▸ JOB
All lines in which the word "React" occurs are to be extracted.

▸ DATA SEGMENT

======

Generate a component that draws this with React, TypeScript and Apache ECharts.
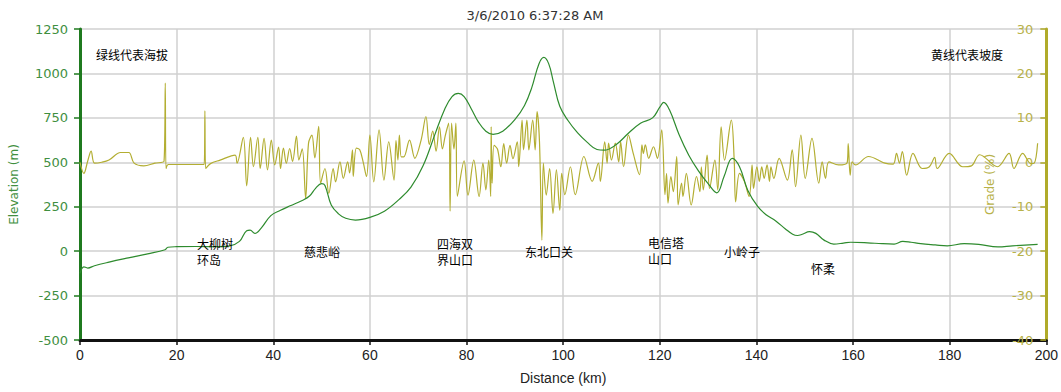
import React, { useEffect, useRef } from "react";
import * as echarts from "echarts";

const chartTitle = "3/6/2010 6:37:28 AM";
const xName = "Distance (km)";
const leftName = "Elevation (m)";
const rightName = "Grade (%)";

// Elevation profile [km, m]
const elevation: [number, number][] = [
  [0, -125], [0.8, -88], [1.6, -95], [3, -82], [6, -62], [10, -38], [14, -15], [17.6, 8], [18.2, 22],
  [20, 25], [24, 26], [28, 25], [31, 30], [33, 55], [34.5, 115], [35.2, 118], [36.2, 100], [37.5, 130],
  [39.5, 200], [41.5, 230], [43.5, 255], [46, 285], [47.5, 310], [48.8, 355], [50, 380], [50.7, 370],
  [52, 260], [53.5, 210], [55, 185], [57, 175], [60, 190], [63, 225], [66, 290], [68.5, 360], [71, 480],
  [73.5, 660], [75.5, 800], [77, 870], [78.3, 888], [79.5, 870], [81, 800], [82.5, 725], [84, 675],
  [85.5, 657], [87.5, 675], [90, 740], [92, 820], [93.5, 920], [95, 1055], [96, 1090], [97, 1055],
  [98, 950], [99.3, 815], [101, 735], [103, 665], [105, 612], [107, 572], [108.5, 568], [111, 600],
  [113.5, 663], [116, 720], [118.5, 750], [120, 810], [120.8, 837], [122, 795], [124, 655], [126, 540],
  [128, 452], [130, 380], [131.8, 328], [133.3, 420], [135, 522], [136.5, 475], [138.2, 343], [140.3, 250],
  [142, 205], [144, 170], [146, 125], [147.5, 95], [148.5, 88], [149.5, 95], [151, 110], [152.3, 100],
  [154, 62], [156, 40], [158, 45], [159.5, 50], [163, 47], [166, 42], [168.5, 40], [170.3, 55], [172, 50],
  [174, 42], [177, 35], [179.5, 30], [183, 42], [186, 38], [190, 24], [193, 30], [198.2, 38],
];

// Grade [km, %]
const grade: [number, number][] = [
  [0, 0], [0.8, -2.5], [1.6, 0.3], [2.3, 2.5], [3, -0.2], [4.5, 0], [6, 0.5], [8.4, 2.2], [10.1, 2.2],
  [11.2, -0.2], [13.2, -0.8], [15.5, -0.2], [17.4, 0.3], [17.65, 17.8], [17.8, -1.4], [18.3, -0.5],
  [22, -0.5], [25.7, -0.5], [25.85, 11.6], [26.0, -1.4], [27, -0.3], [29, 0.5], [32.1, 1.6], [32.5, -0.2],
  [33.8, 5.6], [34.5, -5.3], [35.3, 5.6], [35.9, -1], [36.8, 5.6], [37.3, -1.4], [38.1, 5.4], [38.8, -1.7],
  [39.6, 5.0], [40.3, -0.6], [41.1, 3.4], [41.5, -1.4], [42.1, 3.2], [42.7, -0.2], [43.4, 3.1], [44, 0.2],
  [44.8, 5.9], [45.3, 0.5], [46.0, 3.0], [46.7, -8.1], [47.3, 4.3], [48.0, 6.1], [48.6, 1.0], [49.4, 8.1],
  [49.8, -4.7], [50.7, -1.4], [51.5, -7], [52.4, -1.4], [52.9, -4.4], [53.8, 0.1], [54.5, -3.6], [55.4, 0.1],
  [55.8, -2.4], [56.4, 2.8], [56.55, -3.2], [57.2, 3.2], [57.9, 2.8], [58.6, 0.1], [59.3, -3.2], [60, 6.1],
  [60.8, -4.4], [61.9, 7.3], [62.9, -4], [63.9, 4.6], [65, -4], [65.4, 4.9], [65.8, 0.5], [66.1, 6.1],
  [66.5, 1.2], [67, 1.2], [68.2, 5], [69.3, 0.9], [70.6, 5], [71.6, 10.3], [72.3, 4], [73, 7], [73.7, 2.5],
  [74.4, 8], [75, 3], [75.6, 6], [76.3, 8.8], [76.6, -11], [76.9, 8.8], [77.4, 3], [77.8, 8.8], [78.1, -7.7],
  [79.5, 0.3], [80.3, -7.4], [81.5, 0.5], [82.6, -7.7], [83.4, -0.2], [84, -6.2], [84.6, 0.5], [85, -7.7],
  [85.1, 8], [85.3, -4.7], [85.7, 3.8], [86.4, 3], [87.1, -1], [87.7, 4.2], [88.3, -0.2], [89, 3.8],
  [89.6, 0.8], [90.5, 4.6], [90.8, -1], [91.5, 9.5], [91.8, 2.8], [92.5, 9.5], [92.9, 2.8], [93.7, 9.5],
  [94.2, 2.8], [94.6, 11.4], [95.1, 4.6], [95.6, -17.5], [95.9, -0.2], [96.5, -7.4], [97.2, -1.4],
  [97.9, -11.5], [98.6, -1.7], [99.3, -10.8], [99.7, -2.5], [100.35, -7.3], [101.5, -1.0], [102.5, -7.3],
  [104.3, 1.3], [106, -4.3], [107.3, -0.2], [107.7, -4.3], [108.6, 4.6], [109.1, -0.2], [109.4, 4.3],
  [110, 0.5], [110.8, 4.3], [111.5, 0.1], [111.9, 4.6], [112.5, -1.0], [113.5, 6.1], [114.5, 2.0],
  [115.8, -2.8], [116.3, 3.9], [116.6, 2.0], [117, 3.9], [117.7, 0.9], [118.7, 3.5], [119.5, 0.9],
  [120.4, 7.3], [121.07, -7.3], [121.4, -2.5], [121.7, -9.2], [122.3, -3.2], [122.8, -6.6], [123.5, 1.3],
  [123.8, -9.6], [124.5, -4.7], [124.8, -7.7], [125.5, -2.5], [126.5, -9.6], [127.6, -3.2], [128.3, -6.6],
  [128.6, -1.0], [129, -6.2], [129.8, 1.6], [130.3, -5.9], [131.4, 0.5], [132, -6.2], [132.7, 8.0],
  [133.4, 0.5], [134.8, 9.5], [135.4, 0.5], [135.7, -8.9], [136.5, -2.5], [137.5, -4.3], [138.5, -7.7],
  [139.1, -0.6], [139.4, -5.9], [140.1, -1.0], [140.6, -4.3], [141.1, -1.0], [141.6, -3.6], [142.2, -0.6],
  [142.7, -4.3], [143, -1.0], [143.6, -3.6], [144.7, 0.9], [146.4, -4.0], [147.4, 2.8], [148.1, -5.5],
  [149.2, 6.1], [150.1, -3.6], [151.5, 5.4], [152.9, -4.7], [153.6, 0.1], [154.3, -3.6], [155, 0.1],
  [157, -0.6], [158.8, 0], [159.0, 4.2], [159.4, -2.9], [159.8, 0.1], [160.5, -0.6], [163.2, 1.3],
  [166.6, -0.2], [168.3, -0.4], [169, 2.0], [169.6, -0.2], [170.2, 2.4], [171.1, -2.9], [172.4, 2.0],
  [174.3, -1.4], [175.8, -1.0], [176.9, 1.1], [177.4, -1.4], [179.9, 2.0], [182.7, -1.0], [184.5, -0.8],
  [186.2, 1.7], [189.9, -1.0], [192.3, 2.0], [193.3, -1.4], [195.1, 2.0], [196.8, -0.3], [197.5, -0.2],
  [198.2, 4.3],
];

// Place-name annotations: [text, left px, top px]
const notes: [string, number, number][] = [
  ["绿线代表海拔", 96, 46],
  ["黄线代表坡度", 931, 46],
  ["大柳树\n环岛", 197, 235],
  ["慈悲峪", 304, 243],
  ["四海双\n界山口", 437, 235],
  ["东北口关", 525, 243],
  ["电信塔\n山口", 648, 234],
  ["小岭子", 724, 243],
  ["怀柔", 811, 260],
];

const GREEN = "#2e8b2e";
const GREEN_LABEL = "#3f8f3f";
const OLIVE = "#b3ae32";
const OLIVE_LABEL = "#b8b24a";

export default function App() {
  const ref = useRef<HTMLDivElement>(null);
  useEffect(() => {
    if (!ref.current) return;
    const chart = echarts.init(ref.current, undefined, { renderer: "svg" });
    chart.setOption({
      animation: false,
      backgroundColor: "#ffffff",
      title: {
        text: chartTitle,
        left: 530,
        textAlign: "center",
        top: 4,
        textStyle: { fontFamily: "DejaVu Sans", fontSize: 13, fontWeight: "normal", color: "#333" },
      },
      grid: { left: 80, right: 9, top: 29, bottom: 52, containLabel: false },
      xAxis: {
        type: "value",
        min: 0,
        max: 200,
        interval: 20,
        name: xName,
        nameLocation: "middle",
        nameGap: 31,
        nameTextStyle: { fontFamily: "Liberation Sans", fontSize: 14, color: "#222" },
        axisLine: { show: true, onZero: false, lineStyle: { color: "#111", width: 3 } },
        axisTick: { show: true, length: 5, lineStyle: { color: "#111", width: 1.5 } },
        axisLabel: { fontFamily: "Liberation Sans", fontSize: 14, color: "#222", margin: 8 },
        splitLine: { show: true, lineStyle: { color: "#d0d0d0", width: 1.5 } },
      },
      yAxis: [
        {
          type: "value",
          position: "left",
          min: -500,
          max: 1250,
          interval: 250,
          name: leftName,
          nameLocation: "middle",
          nameGap: 60,
          nameRotate: 90,
          nameTextStyle: { fontFamily: "DejaVu Sans", fontSize: 12, color: GREEN_LABEL },
          axisLine: { show: true, lineStyle: { color: "#1f7a1f", width: 3 } },
          axisTick: { show: true, length: 6, lineStyle: { color: "#1f7a1f", width: 1.5 } },
          axisLabel: {
            fontFamily: "DejaVu Sans",
            fontSize: 13,
            color: GREEN_LABEL,
            margin: 12,
            formatter: (v: number) => String(v),
          },
          splitLine: { show: true, lineStyle: { color: "#d0d0d0", width: 1.5 } },
        },
        {
          type: "value",
          position: "right",
          min: -40,
          max: 30,
          interval: 10,
          name: rightName,
          nameLocation: "middle",
          nameGap: -62,
          nameRotate: 90,
          nameTextStyle: { fontFamily: "DejaVu Sans", fontSize: 12, color: OLIVE_LABEL },
          axisLine: { show: true, lineStyle: { color: "#b0ab2a", width: 3 } },
          axisTick: { show: true, inside: true, length: 6, lineStyle: { color: "#b0ab2a", width: 1.5 } },
          axisLabel: {
            inside: true,
            fontFamily: "DejaVu Sans",
            fontSize: 13,
            color: OLIVE_LABEL,
            margin: 13,
            formatter: (v: number) => String(v),
          },
          splitLine: { show: false },
        },
      ],
      series: [
        {
          type: "line",
          name: rightName,
          yAxisIndex: 1,
          data: grade,
          smooth: 0.35,
          showSymbol: false,
          lineStyle: { color: OLIVE, width: 1.2 },
          z: 2,
        },
        {
          type: "line",
          name: leftName,
          yAxisIndex: 0,
          data: elevation,
          smooth: 0.4,
          showSymbol: false,
          lineStyle: { color: GREEN, width: 1.2 },
          z: 3,
        },
      ],
      graphic: notes.map(([t, x, y]) => ({
        type: "text",
        left: x,
        top: y,
        z: 10,
        style: {
          text: t,
          fill: "#000",
          font: '12px "Noto Sans CJK SC"',
          lineHeight: 16,
        },
      })),
    });
    return () => chart.dispose();
  }, []);
  return (
    <div
      ref={ref}
      style={{ position: "fixed", left: 0, top: 0, width: 1061, height: 392, background: "#fff" }}
    />
  );
}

======

▸ WRITTEN SOLUTION
Generate a component that draws this with React, TypeScript and Apache ECharts.
import React, { useEffect, useRef } from "react";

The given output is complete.